Bill wrote in his autobiography, “This sad event left my mother and the family in poor circumstances, and I determined to follow the plains for a livelihood for them and myself. I had no difficulty in obtaining work under my old employers, and in May, 1857, I started for Salt Lake City with a herd of beef cattle, in charge of Frank and Bill McCarthy, for General Albert Sidney Johnston’s army, which was then being sent across the plains to fight the Mormons.”

From that time to February of 1859, Bill Cody spent most of his time in the employ of the freighters on the trail between Leavenworth, Fort Kearny, and Fort Laramie. He was involved in a number of skirmishes with road thieves, Danites (Mormon raiders), and Indians along the routes. As a wrangler and mounted messenger, Cody had experienced a great many harrowing events before his fourteenth birthday.

Bill attended about two months of school near his home in the early spring of 1859, and then decided to try his luck as a prospector in the Pikes Peak gold rush to the west. Mining was not very successful for him and his group in Colorado, so they rafted down the South Platte River to the trail camp of Julesburg in the summer of 1859. It was there he learned of a new enterprise called The Pony Express.
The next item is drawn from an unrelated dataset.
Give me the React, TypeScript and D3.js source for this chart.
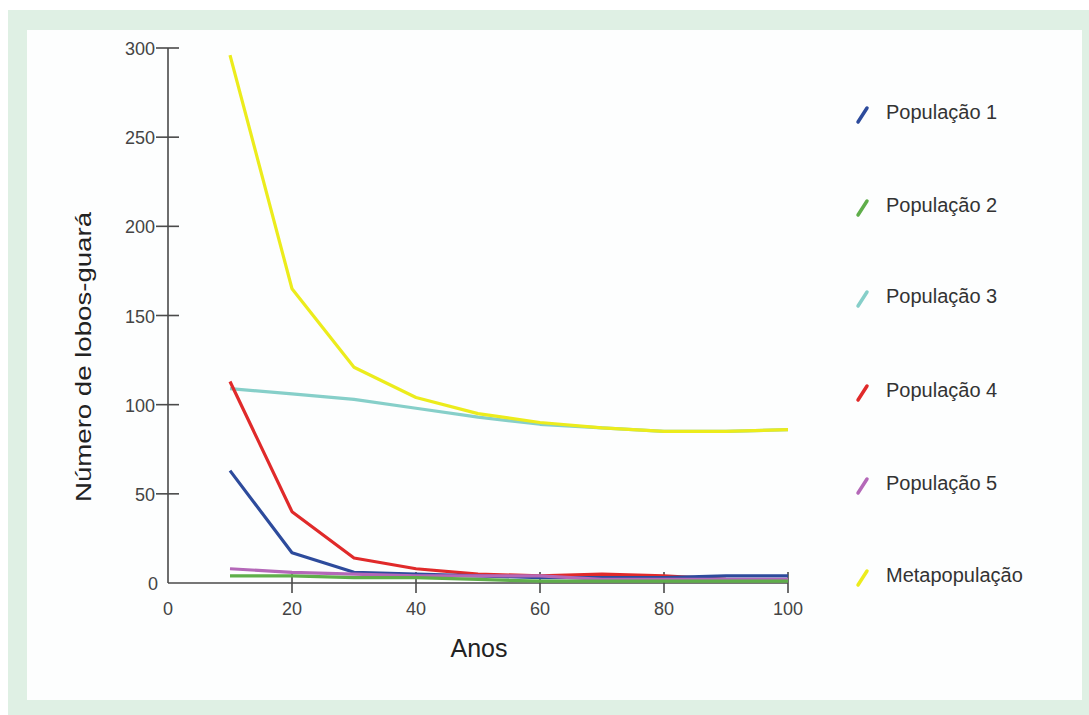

Buffalo Bill Cody circa 1880

Bill joined the Pony Express, which advertised for “skinny, expert riders willing to risk death daily.” Already a seasoned plainsman at age 14, he “fit the bill.” He recalled that “fifteen miles an hour on horseback would, in a short time, shake any man all to pieces; and there were but very few, if any, riders who could stand it for any great length of time. Nevertheless, I stuck to it for two months, and then, upon receiving a letter informing me that my mother was very sick, I gave it up and went back to the old home in Salt Creek Valley.”

He returned to the Pony Express service in mid-1860, and remained in the area around Fort Laramie until the spring of 1861 – occasionally riding express, taking care of stock, and surviving several encounters with horse thieves and Indians.

Cody, now all of sixteen years old, returned home and briefly joined a local Kansas militia engaged in the enterprise of crippling the Confederacy in Missouri by stealing horses—a cause he justified in his mind for all of the terror and grief the pro-slavery Missourians had dealt on his family. Bill went to Leavenworth, where he first met William Hickok. Wild Bill was leaving to take the position of wagon master on a government supply train and asked Cody to join on—a decision he made with little hesitation.

In the fall of 1861, Cody began carrying military dispatches, and in buying horses for the government. The next spring he joined an expedition as a scout proceeding to the Kiowa and Comanche country. He became one of the “Red Legged Scouts,” of the noted Kansas Rangers.

Bill’s mother died on November 22, 1863. An older married sister took custody of Bill’s younger siblings, and he was on his own. He enlisted with the Seventh Kansas Cavalry Company H, 7th (The Jay Hawkers) that saw action in Missouri and Tennessee. He was mustered out as a private on September 29, 1865.